A lot of ink has been flown about what really happened in Kishishe and Bambo between the 21st and the 29th of November last year. The M23 rebels clashed with an FDLR-Nyatura and Mayi Mayi force in and around those villages. Immediately after the fighting the government in Kinshasa started accusing the rebels to have killed dozens of innocent villagers.
Julien Paluku, the former governor of North-Kivu and current minister in Tshisekedi’s government, came up with a figure of 300 killed. The international press jumped on the occasion and started even to accuse the Rwandan army of atrocities, copying the narratives of the Kinshasa blindfolded. Shortly after that the UN started asking questions to villagers who fled Kishishe to Nyanzale and to Bwindi to conclude that approx. 120 innocent people died there.
So, what happened there exactly?
How many people died there and how many of them were militiamen? We asked the M23 rebels to bring us to Kishishe, to interrogate the locals who were still living there and who did not flee, to look for tombs of buried civilians, etc. They accepted without any hesitation. After a long walk and a long ride trough this freshly ‘liberated’ area we reached Kishishe where we could freely talk with the locals.
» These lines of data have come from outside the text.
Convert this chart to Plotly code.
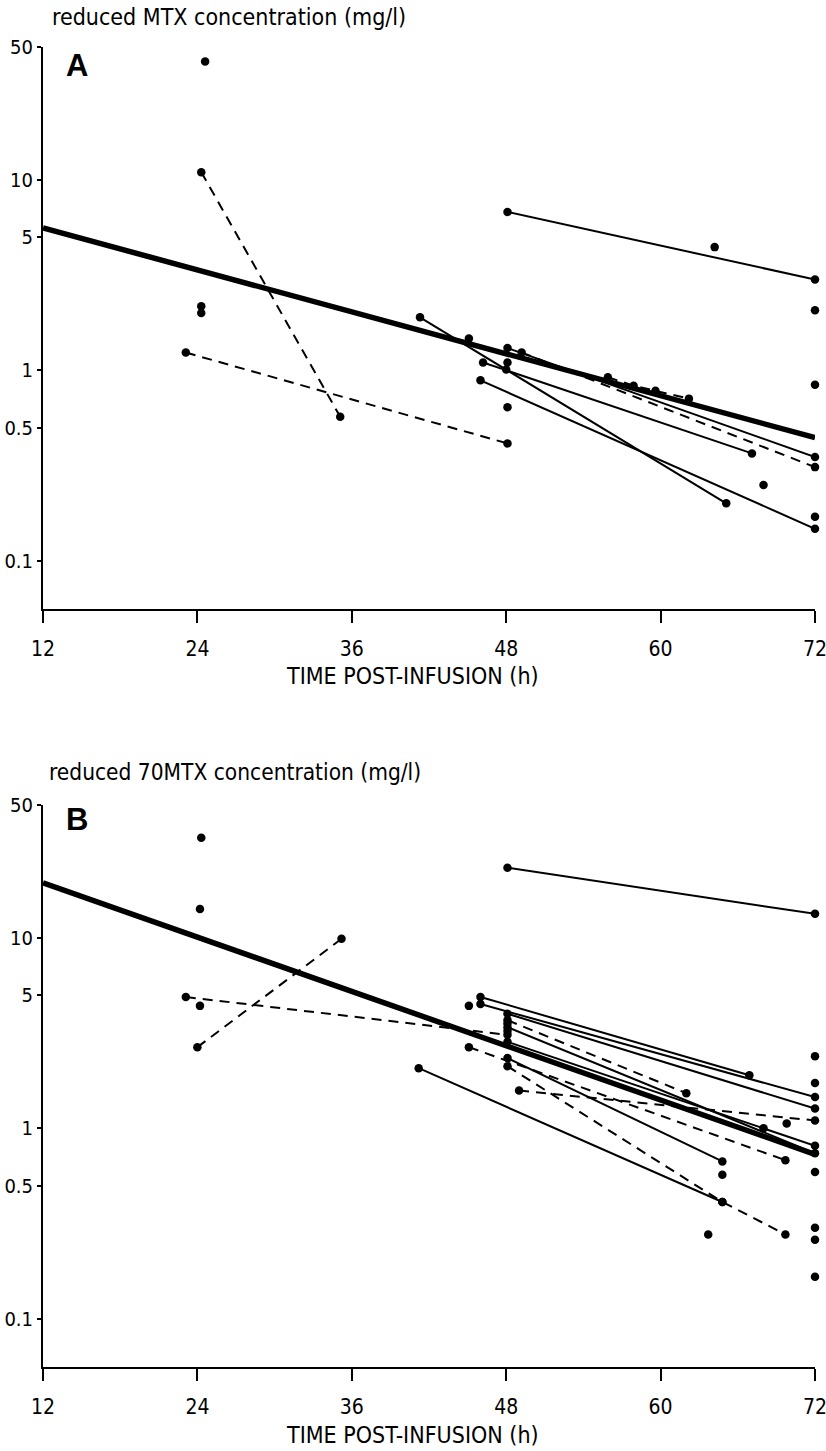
import math
import plotly.graph_objects as go

# ---------------- data ----------------
tick_hours = [12, 24, 36, 48, 60, 72]
y_tick_vals = [50, 10, 5, 1, 0.5, 0.1]
y_tick_text = ["50", "10", "5", "1", "0.5", "0.1"]

# Panel A: reduced MTX concentration (mg/l)
A_fit_t = [12, 72]
A_fit_c = [5.6, 0.443]

A_line_t = [[48.1, 72], [41.3, 48.0, 65.1], [46.2, 67.1], [46.0, 72], [48.1, 72],
            [49.2, 72], [24.3, 35.1], [23.1, 48.1], [55.9, 57.9, 59.6, 62.2]]
A_line_c = [[6.8, 3.0], [1.9, 1.01, 0.20], [1.10, 0.366], [0.886, 0.147], [1.31, 0.35],
            [1.24, 0.31], [11.0, 0.57], [1.24, 0.413], [0.92, 0.83, 0.78, 0.71]]
A_line_dash = [False, False, False, False, False, True, True, True, True]

A_pt_t = [24.6, 24.3, 24.3, 45.1, 48.1, 48.1, 64.2, 68.0, 72, 72, 72]
A_pt_c = [42, 2.17, 2.0, 1.47, 1.10, 0.64, 4.44, 0.25, 2.07, 0.84, 0.17]

# Panel B: reduced 7OMTX concentration (mg/l)
B_fit_t = [12, 72]
B_fit_c = [19.5, 0.73]

B_line_t = [[48.1, 72], [24.0, 35.2], [23.1, 48.1], [46.0, 66.9], [46.0, 72], [48.1, 72],
            [48.1, 62.0], [49.0, 72], [45.1, 69.7], [48.1, 64.8], [48.1, 64.8, 69.7],
            [41.2, 64.8], [48.1, 72], [48.1, 72]]
B_line_c = [[23.4, 13.4], [2.67, 9.9], [4.9, 3.1], [4.9, 1.9], [4.5, 1.46], [4.0, 1.27],
            [3.7, 1.53], [1.58, 1.10], [2.67, 0.68], [2.34, 0.67], [2.12, 0.41, 0.277],
            [2.07, 0.41], [2.85, 0.81], [3.4, 0.74]]
B_line_dash = [False, True, True, False, False, False, True, True, True, False, True,
               False, False, False]

B_pt_t = [24.3, 24.2, 24.2, 45.1, 48.1, 48.1, 64.8, 63.7, 69.8, 68.0,
          72, 72, 72, 72, 72, 72]
B_pt_c = [33.6, 14.2, 4.4, 4.4, 3.55, 3.25, 0.57, 0.277, 1.06, 1.0,
          2.39, 1.73, 0.59, 0.30, 0.26, 0.166]

# ---------------- layout helpers ----------------
W, H = 826, 1451
AX_L, AX_R = 43, 815          # page pixels of x=12 and x=72
ML, MR, MT, MB = AX_L, W - AX_R, 10, 10
PH = H - MT - MB
PW = W - ML - MR


def py(pix):
    return 1 - (pix - MT) / PH


def px(pix):
    return (pix - ML) / PW


FONT = "DejaVu Sans Condensed, Liberation Sans Narrow, Arial Narrow, sans-serif"
BLACK = "#000000"

fig = go.Figure()


def add_panel(xa, ya, fit_t, fit_c, line_t, line_c, line_dash, pt_t, pt_c):
    for t, c, d in zip(line_t, line_c, line_dash):
        fig.add_trace(go.Scatter(
            x=t, y=c, mode="lines+markers", xaxis=xa, yaxis=ya,
            line=dict(color=BLACK, width=2, dash="10px,7px" if d else "solid"),
            marker=dict(color=BLACK, size=8.5), cliponaxis=False, hoverinfo="skip"))
    fig.add_trace(go.Scatter(
        x=pt_t, y=pt_c, mode="markers", xaxis=xa, yaxis=ya,
        marker=dict(color=BLACK, size=8.5), cliponaxis=False, hoverinfo="skip"))
    fig.add_trace(go.Scatter(
        x=fit_t, y=fit_c, mode="lines", xaxis=xa, yaxis=ya,
        line=dict(color=BLACK, width=5.5), cliponaxis=False, hoverinfo="skip"))


add_panel("x", "y", A_fit_t, A_fit_c, A_line_t, A_line_c, A_line_dash, A_pt_t, A_pt_c)
add_panel("x2", "y2", B_fit_t, B_fit_c, B_line_t, B_line_c, B_line_dash, B_pt_t, B_pt_c)

yrange = [math.log10(0.0557), math.log10(50)]

xcommon = dict(range=[12, 72], tickvals=tick_hours, ticks="outside", ticklen=12,
               tickwidth=2, tickcolor=BLACK, showline=True, linecolor=BLACK, linewidth=2,
               showgrid=False, zeroline=False, ticklabelstandoff=8, automargin=False,
               ticklabeloverflow="allow",
               tickfont=dict(family=FONT, size=21, color=BLACK))
ycommon = dict(type="log", range=yrange, tickvals=y_tick_vals, ticktext=y_tick_text,
               ticks="outside", ticklen=4, tickwidth=1.5, tickcolor=BLACK,
               showline=True, linecolor=BLACK, linewidth=2, showgrid=False,
               zeroline=False, ticklabelstandoff=0, automargin=False,
               ticklabeloverflow="allow",
               tickfont=dict(family=FONT, size=20, color=BLACK))

fig.update_layout(
    width=W, height=H, margin=dict(l=ML, r=MR, t=MT, b=MB, autoexpand=False),
    paper_bgcolor="white", plot_bgcolor="white", showlegend=False,
    xaxis=dict(domain=[0, 1], anchor="y", **xcommon),
    yaxis=dict(domain=[py(609), py(47)], anchor="x", **ycommon),
    xaxis2=dict(domain=[0, 1], anchor="y2", **xcommon),
    yaxis2=dict(domain=[py(1367), py(805)], anchor="x2", **ycommon),
)

ann = []
ann.append(dict(text="reduced MTX concentration (mg/l)", x=px(50), y=py(17),
                xanchor="left", yanchor="middle",
                font=dict(family=FONT, size=23, color=BLACK)))
ann.append(dict(text="reduced 70MTX concentration (mg/l)", x=px(47), y=py(772),
                xanchor="left", yanchor="middle",
                font=dict(family=FONT, size=22.5, color=BLACK)))
for txt, y in [("TIME POST-INFUSION (h)", 676), ("TIME POST-INFUSION (h)", 1435)]:
    ann.append(dict(text=txt, x=px(412), y=py(y), xanchor="center", yanchor="middle",
                    font=dict(family=FONT, size=23, color=BLACK)))
for txt, y in [("<b>A</b>", 66), ("<b>B</b>", 819)]:
    ann.append(dict(text=txt, x=px(64), y=py(y), xanchor="left", yanchor="middle",
                    font=dict(family="Liberation Sans, Arial, sans-serif", size=31,
                              color=BLACK)))
for a in ann:
    a.update(xref="paper", yref="paper", showarrow=False)
fig.update_layout(annotations=ann)

# remove the default 8px page margin so the figure fills the window exactly
fig.write_html("out.html", config={"displayModeBar": False},
               post_script="document.body.style.margin='0';")
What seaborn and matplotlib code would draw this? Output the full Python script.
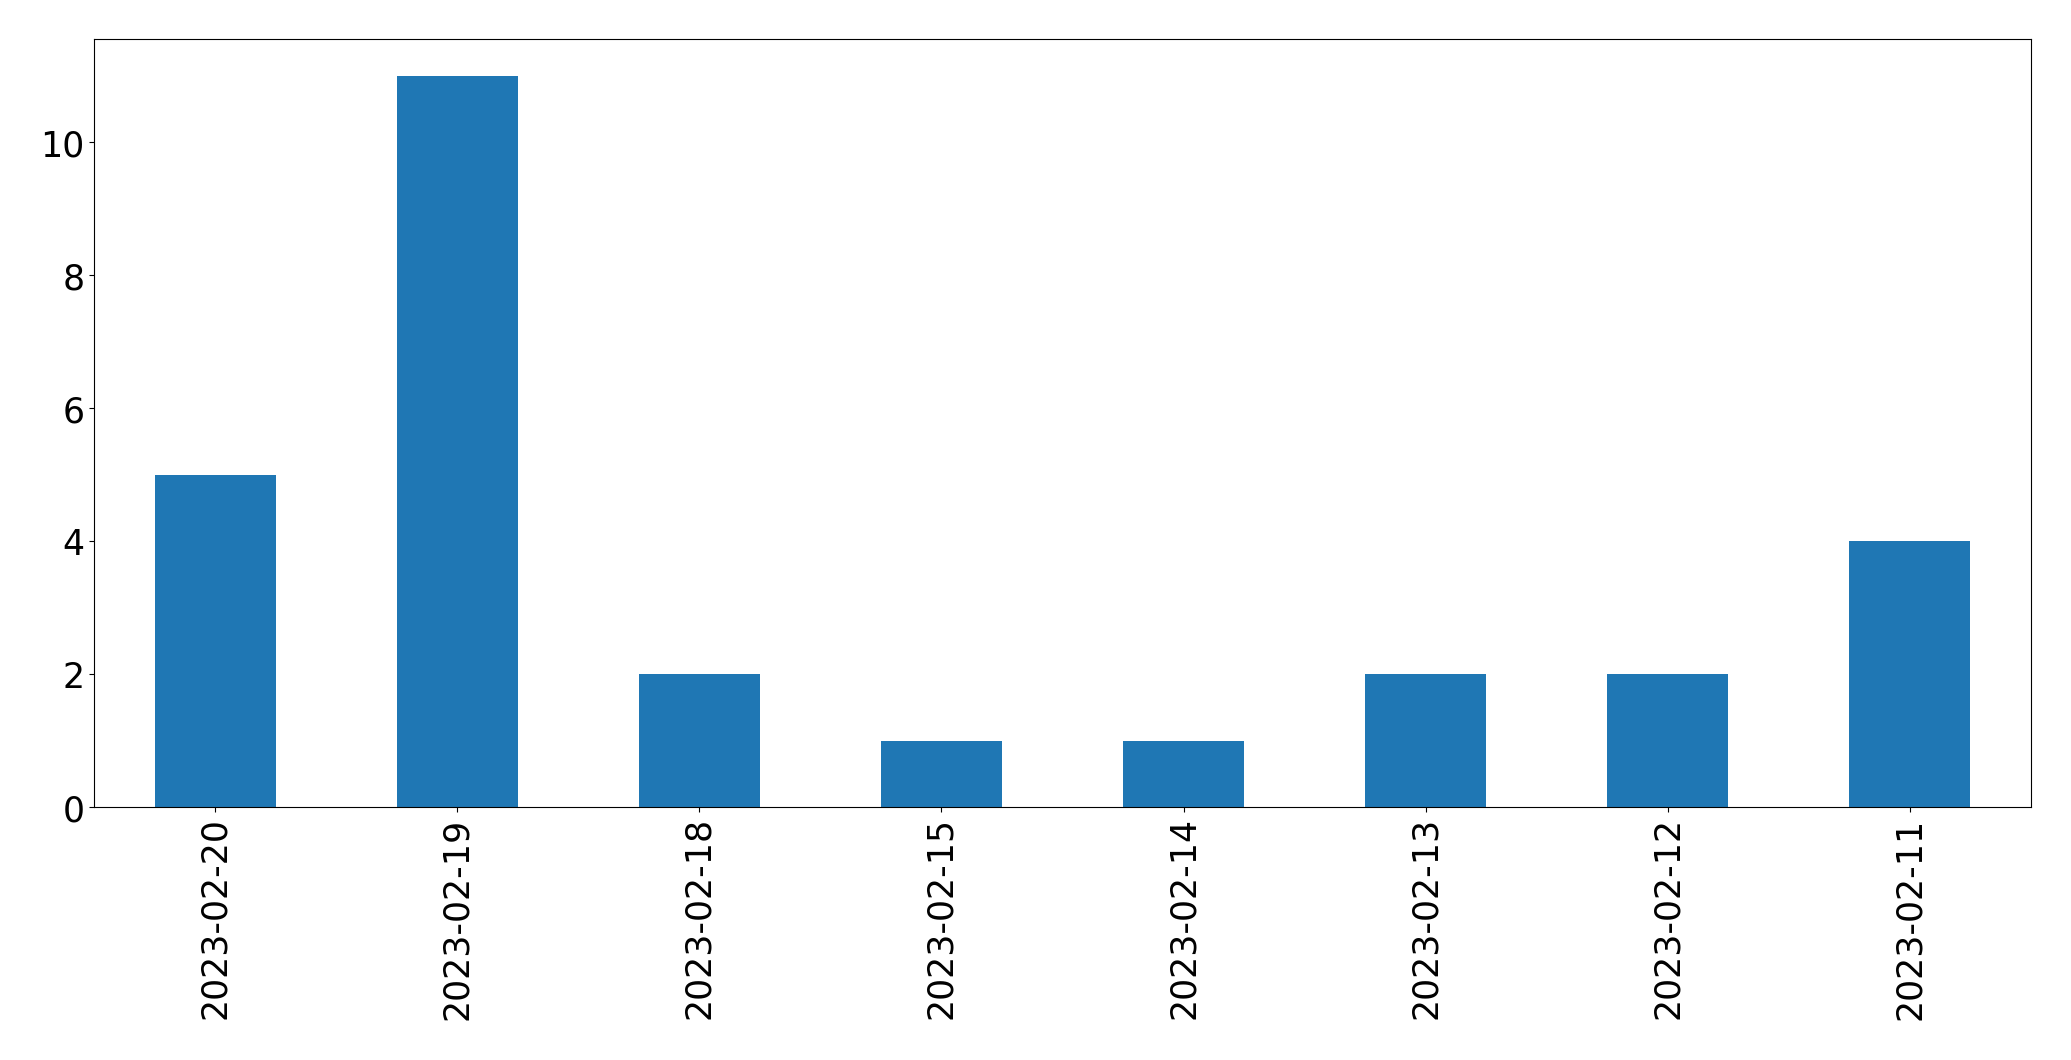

We concluded that approx. 11 militiamen and 8 civilians died during the fighting in the village, contrary to the declarations of the government nobody was executed in the local church, the houses in the village were untouched and only one civilian died in Bambo.
The M23 told us that they chased the FDLR out of Bambo and Kishishe and that dozens of them were killed during that process. But those died in the fierce fighting that followed their retreat out of the two localities and they could therefore not be labeled as ‘civilians’. We interviewed several villagers on camera and put the edits online and we also wrote a report in which we detailed most of our findings. We even forwarded a list with the names of most of the casualties.
Just after entering this zone, it became clear that the Congolese authorities had not counted on a couple of journalists and researchers to conduct research on the spot. They responded immediately by accusing us to have entered their country without visa’s, we were falsely accused that we had bluffed and had told the locals to work for Al Jazeera, as we were all living in Rwanda they accused us to work for the Rwandan government and that we were trying to cover up the cruelty of the M23.
Al Jazeera even contributed to that propaganda cinema with a written and stamped communique that we were not working for them and that they refrained from using our footage. They did this without calling us first to check these allegations. And by neglecting this they made a very big professional mistake: it even went so far that the FDLR tried to ambush us on the road between Bwiza and Tongo, when we returned from Bwiza. The M23 intercepted an FDLR ambush party of 10 militiamen, they killed most of them and the ones who survived told them that they had received orders to kill us. By bringing out this communique Al Jazeera had given weight to the allegations that were thrown on the Kinshasa propaganda mill and therefore they had brought our lives in extra danger.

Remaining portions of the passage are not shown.